CurtainUp Main Page

CurtainUp Reader Collage Review
From The Annotated Address Book:
Off-Broadway

EYES FOR CONSUELA Sam Shepard's adaptation of a short story, "The Blue Bouquet," by Octavio Paz, about an American traveler ( David Strathairn) who encounters a bandit (Daniel Faraldo) in the Mexican jungle. Directed by Terry Kinney. With. Manhattan Theater Club, Stage II, City Center, 131 W. 55th St. (581-1212) .Performances begin 2/03/98-4/12/98; opened 2/09.

Sam Shepard's back on stage. This time instead of mounting the western cowboy's horse to spin out his drama he's followed the trend toward adaptation. His muse the Nobel Prize winning poet Octavio Paz, specifically a short story "The Blue Bouquet" (which preceeded his 1990 Nobel award by some forty years). Like much of Shephard's work it brings together two pyschologically opposed types -- an ordinary (or seemingly so) man and an on-the-edge, out of control type. The results are according to most critics, (NewYork Times, Newsday, AP), including CurtainUp subscriber Wendy Springer not particularly satisfying or entertaining. Here's Wendy's mini review:
What happens is this: Henry played by David Strahearn has come to a Mexican pueblo to find self-knowledge and a vacation after his wife of many years has left him. He is staying in an isolated inn and takes a stroll after waking up in a sweat. Enter Amado ( Daniel Faraldo) a peasant with a machete, who tries to steal his eyes because his `` woooman (Tanya Gingerich)" wants what God fails to bestow on Mexicans, "a bouquet of blue eyes''. As a Shepard fan I recognized the mix of fantasy, fable and unfathomable phenomena that are his hallmarks. Sad to say, it all comes off as feeble replay of his more robust work. The character of the bandit Amado is more an auteur device than a real human being. Even David Strahearn whose acting I admire couldn't make me feel much empathy for Henry and the end came more as a relief that it was over than as a surprise. The best thing about the play was Santo Loquasto's jungle of a set. If I hadn't seen and loved another play, the musical Violet ( our review) which started as a short story (ed note: "The Lone Pilgrim" by Doris Betts) I'd say short stories do not good plays make. That leads me to conclude that it's not the short story is incompatible with drama but but that this particular short story did not work for Sam Shepard."

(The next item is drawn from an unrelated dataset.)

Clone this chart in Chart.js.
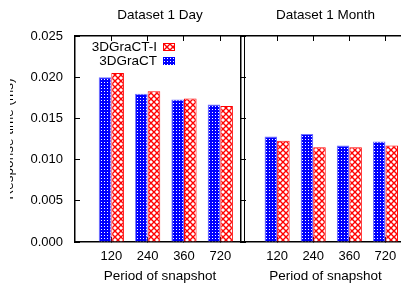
<!DOCTYPE html>
<html>
<head>
  <meta charset="UTF-8">
  <title>Response time by snapshot period</title>

  <!-- Chart.js -->
  <script src="https://cdn.jsdelivr.net/npm/chart.js"></script>

  <style>
    body {
      margin: 0;
      background: #fff;
      overflow: hidden;
      font-family: "Liberation Sans", Arial, sans-serif;
    }
    #wrap {
      position: relative;
      width: 401px;
      height: 289px;
      overflow: hidden;
    }
    #dayChart { position: absolute; left: 10px; top: 0; }
    #monthChart { position: absolute; left: 235px; top: 0; }
    .legend {
      position: absolute;
      left: 40px;
      width: 117px;
      text-align: right;
      font-size: 13.5px;
      line-height: 14px;
      color: #000;
    }
    .swatch {
      position: absolute;
      left: 163px;
      width: 12px;
      height: 8px;
      box-sizing: border-box;
    }
  </style>
</head>
<body>
  <div id="wrap">
    <canvas id="dayChart" width="235" height="289"></canvas>
    <canvas id="monthChart" width="175" height="289"></canvas>

    <!-- legend, gnuplot style: text first, box after -->
    <div class="legend" style="top:40px">3DGraCT-I</div>
    <div class="swatch" id="swRed" style="top:43px"></div>
    <div class="legend" style="top:54px">3DGraCT</div>
    <div class="swatch" id="swBlue" style="top:57px"></div>
  </div>

  <script>
    // Data
    const periods = ["120", "240", "360", "720"];
    const dayGract = [0.0200, 0.0180, 0.0173, 0.0167];
    const dayGractI = [0.0205, 0.0183, 0.0174, 0.0165];
    const monthGract = [0.0128, 0.0131, 0.0117, 0.0122];
    const monthGractI = [0.0123, 0.0115, 0.0115, 0.0117];

    const FONT = "'Liberation Sans', Arial, sans-serif";

    // Fill patterns (blue with white dots, red crosshatch)
    function makeTile(kind) {
      const c = document.createElement("canvas");
      const g = c.getContext("2d");
      if (kind === "dots") {
        c.width = 3; c.height = 3;
        g.fillStyle = "#0000ff";
        g.fillRect(0, 0, 3, 3);
        g.fillStyle = "#ffffff";
        g.fillRect(1, 1, 1, 1);
      } else {
        c.width = 6; c.height = 6;
        g.fillStyle = "#ffffff";
        g.fillRect(0, 0, 6, 6);
        g.strokeStyle = "#ff0000";
        g.lineWidth = 1.4;
        g.beginPath();
        g.moveTo(-1, -1); g.lineTo(7, 7);
        g.moveTo(7, -1); g.lineTo(-1, 7);
        g.stroke();
      }
      return c;
    }
    const blueTile = makeTile("dots");
    const redTile = makeTile("hatch");
    const ctxTmp = document.createElement("canvas").getContext("2d");
    const bluePattern = ctxTmp.createPattern(blueTile, "repeat");
    const redPattern = ctxTmp.createPattern(redTile, "repeat");

    document.getElementById("swBlue").style.background = "url(" + blueTile.toDataURL() + ")";
    const swRed = document.getElementById("swRed");
    swRed.style.background = "url(" + redTile.toDataURL() + ")";
    swRed.style.border = "1px solid #ff0000";

    // x positions 1..4, one per snapshot period
    function points(values) {
      return values.map((v, i) => ({ x: i + 1, y: v }));
    }

    function setCategoryTicks(scale) {
      scale.ticks = periods.map((p, i) => ({ value: i + 1 }));
    }

    function panelOptions(title, showY) {
      const tickGrid = {
        offset: false,
        drawOnChartArea: false,
        drawTicks: true,
        tickLength: -5,
        color: "#000",
        tickColor: "#000",
        lineWidth: 1
      };
      const border = { display: true, color: "#000", width: 1.5 };
      const font = { family: FONT, size: 13 };
      const titleFont = { family: FONT, size: 13.5, weight: "normal", lineHeight: 1.2 };

      return {
        responsive: false,
        devicePixelRatio: 1,
        animation: false,
        layout: { padding: 0 },
        plugins: {
          legend: { display: false },
          tooltip: { enabled: false },
          title: {
            display: true,
            text: title,
            fullSize: false,
            color: "#000",
            font: titleFont,
            padding: { top: 6.9, bottom: 12.9 }
          }
        },
        scales: {
          x: {
            type: "linear",
            position: "bottom",
            offset: false,
            min: 0,
            max: 4.68,
            afterBuildTicks: setCategoryTicks,
            afterFit: s => { s.height = 47; },
            grid: tickGrid,
            border: border,
            ticks: { color: "#000", font: font, padding: 12, autoSkip: false, maxRotation: 0, callback: v => periods[v - 1] },
            title: {
              display: true,
              text: "Period of snapshot",
              color: "#000",
              font: titleFont,
              padding: { top: 0, bottom: 5 }
            }
          },
          x2: {
            type: "linear",
            position: "top",
            offset: false,
            min: 0,
            max: 4.68,
            afterBuildTicks: setCategoryTicks,
            afterFit: s => { s.height = 0; },
            grid: tickGrid,
            border: border,
            ticks: { display: false }
          },
          y: {
            position: "left",
            min: 0,
            max: 0.025,
            afterFit: s => { s.width = showY ? 65 : 6; },
            grid: tickGrid,
            border: border,
            ticks: {
              display: showY,
              stepSize: 0.005,
              color: "#000",
              font: font,
              padding: 17,
              callback: v => v.toFixed(3)
            },
            title: {
              // the original image cuts this label off at its left edge
              display: showY,
              text: "Response time (ms)",
              color: "#000",
              font: { family: FONT, size: 13.5, lineHeight: 0.01 },
              padding: { top: -0.7, bottom: 0 }
            }
          },
          y2: {
            position: "right",
            min: 0,
            max: 0.025,
            afterFit: s => { s.width = 0; },
            grid: tickGrid,
            border: border,
            ticks: { display: false, stepSize: 0.005 }
          }
        }
      };
    }

    function panelData(gract, gractI) {
      return {
        datasets: [
          {
            label: "3DGraCT",
            data: points(gract),
            backgroundColor: bluePattern,
            borderColor: "#7070ff",
            borderWidth: 1,
            categoryPercentage: 0.694,
            barPercentage: 1
          },
          {
            label: "3DGraCT-I",
            data: points(gractI),
            backgroundColor: redPattern,
            borderColor: "#ff0000",
            borderWidth: 1,
            categoryPercentage: 0.694,
            barPercentage: 1
          }
        ]
      };
    }

    // Left panel: one day
    const dayChart = new Chart(document.getElementById("dayChart"), {
      type: "bar",
      data: panelData(dayGract, dayGractI),
      options: panelOptions("Dataset 1 Day", true)
    });

    // Right panel: one month
    const monthChart = new Chart(document.getElementById("monthChart"), {
      type: "bar",
      data: panelData(monthGract, monthGractI),
      options: panelOptions("Dataset 1 Month", false)
    });
  </script>
</body>
</html>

Speaking of "lone pilgrims" the lone critical pilgrim among those who tended to agree with Wendy, was Fintan O'Toole of The Daily News. O'Toole rated this as "not to be missed". and stated that the story is mere springboard from which Shepard "takes us into a feverish sweat-soaked atmosphere where the borders between past and present, the physical and the imagined, dissolve." O'Toole admitted that in lesser hands, the play could easily be a ridiculous collision of cliches, but hastend to add that "Shepard's mastery is such that these crude stereotypes are scarcely noticeable. The writing has the kind of apparently effortless boldness that reminds you that you are in the presence of one of the greatest living playwrights." O'Toole rated Stathairn's performance as "superb" and Daniel Faraldo, as his Mexican nemesis "forceful" and "fluent." In answer to those who found the play too unbelievable he wrote: "The truth is that Shepard really achieves what so many obscure writers merely claim to have done. He draws you into a logic of his own so that you stop worrying about what does or doesn't make sense. He gives meaning to that hackneyed phrase "the suspension of disbelief." "

Since Wendy Springer didn't seem to find the end all that surpriing, perhaps the fact that O'Toole revealed whether Henry loses his eyes -- (Ed. Note: we won't do so here) -- won't spoil things for those prompted to rush to the box office to see whether they share his vision about this play.